Wednesday, February 08, 2006

Knowing the People in the News

As some of you know, before I went to journalism school, I was an English teacher in a Bronx public high school for two years.

I'd always wanted to be a teacher. In college I went to significant trouble to take all the courses I needed to acquire State and City certification to teach in public schools. My experience as a student teacher at a school that served inner-city kids was a transformative one. I had seen poverty and disadvantage close up, and very much wanted to do something about it. When I moved back to New York, after a few years in Boston, to finally start teaching (and expand my social circles), my goal was to get a job in an inner-city school. I was happy to land a job at John F. Kennedy, which at the time had a reputation for being a stable place to work (that is, not a blackboard jungle) while still being a place where I could feel I was making a difference to kids who didn't have much.

I stayed at Kennedy for two years, which means I stayed in the New York City public school system one year longer than about 30 percent of new teachers, and about the same length of time as about half of new teachers. I have been thinking about blogging about my experiences there, because the fact that I failed to make a career of teaching is still, actually, a trauma for me. The fact that, despite my enthusiasm, despite my talent, despite my knowledge of my subject matter, and despite my professionalism, the public school system virtually chewed me up and spit me out is still really painful to me.

I knew it was time to quit when, during February vacation of my second year, I visited my sister in California for a "vacation" (having brought a large stack of papers that needed grading), and in the middle of the week, spent about an hour doubled over with stomache pains, groaning "I don't want to go back. I don't want to go back." My sister made me look her in the eyes, and said "Sarah, you. have. to. quit. your. job."

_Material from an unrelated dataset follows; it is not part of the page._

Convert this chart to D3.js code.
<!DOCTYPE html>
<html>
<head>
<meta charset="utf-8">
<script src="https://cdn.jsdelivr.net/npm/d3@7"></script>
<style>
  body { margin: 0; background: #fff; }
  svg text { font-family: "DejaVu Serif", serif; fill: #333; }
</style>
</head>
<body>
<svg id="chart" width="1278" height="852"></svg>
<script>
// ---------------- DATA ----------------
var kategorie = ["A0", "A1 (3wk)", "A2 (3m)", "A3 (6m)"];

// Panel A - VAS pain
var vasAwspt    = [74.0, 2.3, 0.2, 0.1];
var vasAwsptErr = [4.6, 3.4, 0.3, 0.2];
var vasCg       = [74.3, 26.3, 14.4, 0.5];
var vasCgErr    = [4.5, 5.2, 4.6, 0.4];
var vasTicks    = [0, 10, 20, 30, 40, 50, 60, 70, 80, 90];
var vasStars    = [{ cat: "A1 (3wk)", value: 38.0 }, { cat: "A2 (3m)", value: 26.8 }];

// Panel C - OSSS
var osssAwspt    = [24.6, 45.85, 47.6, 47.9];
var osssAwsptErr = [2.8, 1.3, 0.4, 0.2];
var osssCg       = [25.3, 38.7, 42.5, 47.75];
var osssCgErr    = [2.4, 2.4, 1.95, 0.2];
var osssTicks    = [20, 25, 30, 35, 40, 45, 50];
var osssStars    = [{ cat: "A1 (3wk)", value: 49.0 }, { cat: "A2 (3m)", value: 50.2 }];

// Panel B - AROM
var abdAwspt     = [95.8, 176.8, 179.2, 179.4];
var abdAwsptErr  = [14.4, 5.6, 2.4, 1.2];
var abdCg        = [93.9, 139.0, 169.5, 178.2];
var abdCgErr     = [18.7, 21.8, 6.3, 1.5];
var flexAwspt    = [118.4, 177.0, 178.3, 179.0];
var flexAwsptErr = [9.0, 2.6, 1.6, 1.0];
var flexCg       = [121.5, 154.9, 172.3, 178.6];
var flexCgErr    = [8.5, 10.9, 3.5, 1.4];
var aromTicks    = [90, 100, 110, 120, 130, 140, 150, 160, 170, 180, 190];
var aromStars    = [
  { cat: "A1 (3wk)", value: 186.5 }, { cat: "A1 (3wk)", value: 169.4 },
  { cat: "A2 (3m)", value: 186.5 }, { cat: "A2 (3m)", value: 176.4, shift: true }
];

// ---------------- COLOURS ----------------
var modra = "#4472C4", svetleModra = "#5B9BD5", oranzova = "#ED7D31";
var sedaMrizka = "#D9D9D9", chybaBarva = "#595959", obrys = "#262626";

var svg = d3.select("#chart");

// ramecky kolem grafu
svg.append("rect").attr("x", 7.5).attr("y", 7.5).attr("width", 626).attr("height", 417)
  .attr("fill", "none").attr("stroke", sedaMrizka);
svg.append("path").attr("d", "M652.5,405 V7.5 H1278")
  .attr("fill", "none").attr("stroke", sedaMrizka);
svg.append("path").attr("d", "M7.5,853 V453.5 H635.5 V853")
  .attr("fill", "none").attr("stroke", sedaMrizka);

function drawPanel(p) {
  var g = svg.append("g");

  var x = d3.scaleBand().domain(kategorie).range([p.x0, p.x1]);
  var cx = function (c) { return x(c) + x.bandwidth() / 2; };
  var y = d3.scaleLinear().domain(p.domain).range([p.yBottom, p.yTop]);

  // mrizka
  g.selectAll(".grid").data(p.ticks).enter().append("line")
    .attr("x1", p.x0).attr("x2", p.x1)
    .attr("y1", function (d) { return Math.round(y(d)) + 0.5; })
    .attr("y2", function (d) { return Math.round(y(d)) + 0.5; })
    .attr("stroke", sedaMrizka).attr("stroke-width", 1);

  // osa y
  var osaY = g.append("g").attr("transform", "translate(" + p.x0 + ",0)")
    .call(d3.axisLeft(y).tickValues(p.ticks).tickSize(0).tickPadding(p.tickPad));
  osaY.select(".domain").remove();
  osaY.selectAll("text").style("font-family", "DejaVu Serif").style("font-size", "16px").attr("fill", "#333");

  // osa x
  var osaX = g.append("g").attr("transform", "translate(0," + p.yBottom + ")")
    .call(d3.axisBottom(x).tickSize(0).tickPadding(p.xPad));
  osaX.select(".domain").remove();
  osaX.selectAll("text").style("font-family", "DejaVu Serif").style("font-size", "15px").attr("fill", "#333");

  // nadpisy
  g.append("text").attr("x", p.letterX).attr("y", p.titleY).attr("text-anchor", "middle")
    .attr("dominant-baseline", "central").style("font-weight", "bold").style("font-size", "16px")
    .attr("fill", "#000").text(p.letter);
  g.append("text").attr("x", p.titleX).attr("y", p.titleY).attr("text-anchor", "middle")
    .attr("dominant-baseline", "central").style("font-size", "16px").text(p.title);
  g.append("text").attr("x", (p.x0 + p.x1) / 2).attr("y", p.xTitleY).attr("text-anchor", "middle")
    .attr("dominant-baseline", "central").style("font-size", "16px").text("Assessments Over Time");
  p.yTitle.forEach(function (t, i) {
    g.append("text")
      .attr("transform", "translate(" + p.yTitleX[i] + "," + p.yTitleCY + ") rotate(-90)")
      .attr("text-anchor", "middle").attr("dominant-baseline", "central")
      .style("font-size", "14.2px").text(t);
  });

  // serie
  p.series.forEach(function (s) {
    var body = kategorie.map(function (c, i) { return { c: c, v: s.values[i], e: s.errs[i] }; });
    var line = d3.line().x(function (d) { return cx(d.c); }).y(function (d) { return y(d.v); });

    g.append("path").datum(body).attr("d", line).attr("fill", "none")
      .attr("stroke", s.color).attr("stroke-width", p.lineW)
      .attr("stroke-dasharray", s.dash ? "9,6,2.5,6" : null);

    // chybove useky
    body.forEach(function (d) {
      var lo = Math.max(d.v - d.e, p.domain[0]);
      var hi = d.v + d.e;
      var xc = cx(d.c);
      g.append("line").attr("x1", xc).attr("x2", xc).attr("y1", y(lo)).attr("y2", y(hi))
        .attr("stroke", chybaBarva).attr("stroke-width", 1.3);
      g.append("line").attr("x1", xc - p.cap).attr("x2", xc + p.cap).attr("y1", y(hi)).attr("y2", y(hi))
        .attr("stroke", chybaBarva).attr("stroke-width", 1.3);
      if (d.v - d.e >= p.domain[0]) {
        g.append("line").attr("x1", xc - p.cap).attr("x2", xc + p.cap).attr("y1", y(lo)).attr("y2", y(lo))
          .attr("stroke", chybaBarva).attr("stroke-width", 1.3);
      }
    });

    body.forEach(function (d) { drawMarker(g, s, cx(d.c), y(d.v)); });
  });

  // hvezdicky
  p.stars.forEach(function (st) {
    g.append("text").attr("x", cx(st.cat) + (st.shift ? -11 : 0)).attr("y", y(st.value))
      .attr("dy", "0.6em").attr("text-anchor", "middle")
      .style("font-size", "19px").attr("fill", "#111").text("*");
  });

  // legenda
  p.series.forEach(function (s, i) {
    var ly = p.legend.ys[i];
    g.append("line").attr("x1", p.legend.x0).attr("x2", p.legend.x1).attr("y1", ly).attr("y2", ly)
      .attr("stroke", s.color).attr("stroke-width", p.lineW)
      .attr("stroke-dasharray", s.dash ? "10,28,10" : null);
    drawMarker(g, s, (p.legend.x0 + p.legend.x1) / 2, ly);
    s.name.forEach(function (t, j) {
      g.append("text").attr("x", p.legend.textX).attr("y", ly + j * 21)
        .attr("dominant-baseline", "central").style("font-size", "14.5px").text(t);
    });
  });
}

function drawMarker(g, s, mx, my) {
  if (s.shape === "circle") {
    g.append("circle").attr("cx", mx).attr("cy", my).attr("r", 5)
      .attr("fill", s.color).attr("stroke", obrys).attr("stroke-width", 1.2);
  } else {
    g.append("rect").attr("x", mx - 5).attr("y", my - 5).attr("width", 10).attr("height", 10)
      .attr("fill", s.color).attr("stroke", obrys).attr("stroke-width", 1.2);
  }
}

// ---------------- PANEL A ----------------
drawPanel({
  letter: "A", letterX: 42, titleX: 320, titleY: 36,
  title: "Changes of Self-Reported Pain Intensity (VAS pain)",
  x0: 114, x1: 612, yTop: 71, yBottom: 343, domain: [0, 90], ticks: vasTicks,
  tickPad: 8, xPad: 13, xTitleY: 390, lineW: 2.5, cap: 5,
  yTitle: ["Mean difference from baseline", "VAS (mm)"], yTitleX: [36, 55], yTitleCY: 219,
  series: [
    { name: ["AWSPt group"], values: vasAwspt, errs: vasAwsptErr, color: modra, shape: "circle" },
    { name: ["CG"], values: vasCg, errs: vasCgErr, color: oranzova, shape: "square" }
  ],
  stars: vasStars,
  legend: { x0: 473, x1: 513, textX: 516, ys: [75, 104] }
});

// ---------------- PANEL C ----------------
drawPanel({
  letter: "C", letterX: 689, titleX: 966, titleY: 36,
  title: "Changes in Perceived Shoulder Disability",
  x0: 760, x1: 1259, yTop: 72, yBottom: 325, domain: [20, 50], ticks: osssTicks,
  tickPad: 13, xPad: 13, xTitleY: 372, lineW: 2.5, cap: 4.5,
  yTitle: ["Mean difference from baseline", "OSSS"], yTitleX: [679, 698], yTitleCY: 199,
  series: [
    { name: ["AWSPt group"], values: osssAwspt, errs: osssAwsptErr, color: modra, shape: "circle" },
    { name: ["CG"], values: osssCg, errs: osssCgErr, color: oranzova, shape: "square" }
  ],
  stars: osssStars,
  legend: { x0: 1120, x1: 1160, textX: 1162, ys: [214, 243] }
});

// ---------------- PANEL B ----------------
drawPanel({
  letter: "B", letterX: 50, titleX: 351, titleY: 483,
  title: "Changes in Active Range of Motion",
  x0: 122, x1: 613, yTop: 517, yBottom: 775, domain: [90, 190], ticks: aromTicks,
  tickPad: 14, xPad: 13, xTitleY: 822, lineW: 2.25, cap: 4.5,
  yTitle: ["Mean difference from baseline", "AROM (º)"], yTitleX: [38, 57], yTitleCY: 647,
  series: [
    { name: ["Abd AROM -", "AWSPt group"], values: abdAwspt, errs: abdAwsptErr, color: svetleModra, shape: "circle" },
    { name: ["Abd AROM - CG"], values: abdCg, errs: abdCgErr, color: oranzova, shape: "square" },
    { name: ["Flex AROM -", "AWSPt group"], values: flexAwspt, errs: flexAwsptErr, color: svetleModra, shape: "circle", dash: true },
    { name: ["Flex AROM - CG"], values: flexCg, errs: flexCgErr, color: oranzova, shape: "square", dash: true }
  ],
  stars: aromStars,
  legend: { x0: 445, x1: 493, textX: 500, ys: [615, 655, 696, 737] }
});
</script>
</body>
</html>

I think often of my students and wonder what has happened to them. I think about the kids who are at that school now, roaming the factory-like halls and attending class after class, and wonder how many of them feel like the cogs in the wheel that they are. Perhaps I am being unfair. The school has a new principal, there has been a turnover in staff . . . maybe things are better. But I doubt it.

Anyway, one of the only good things about my two years there was my boss, Morris Schulgasser. He was the Assistant Principal for the English department. He oversaw all 30 English teachers, set our schedules, observed us, ran the department meetings, handled all the crises that came up every day, made sure there were books available for us, etc.

Morris was just about the best boss I've ever had. He is smart, fair, and has a sense of humor. He took neither himself nor his job too seriously, but did work tirelessly to help us do our jobs. And, in the conferences we had after his observations of me, he helped me become a better teacher.

So imagine my surprise when I read a New York Times article that started with his name! It's in today's Education section. "Cheating, but not by Students." Thank God, Morris comes out looking like the really amazing administrator that he always was.

I know almost every single person mentioned in that article. It's so strange, reading that story and being able to match faces to every name. I used to sit in the same library as they, grading Regents in just the type of process they describe. I was there.

Odd.

Anyhow, expect some blog posts in the future in which I try to process (and memorialize) my time as a teacher. Time to tease out the trauma and learn something from it.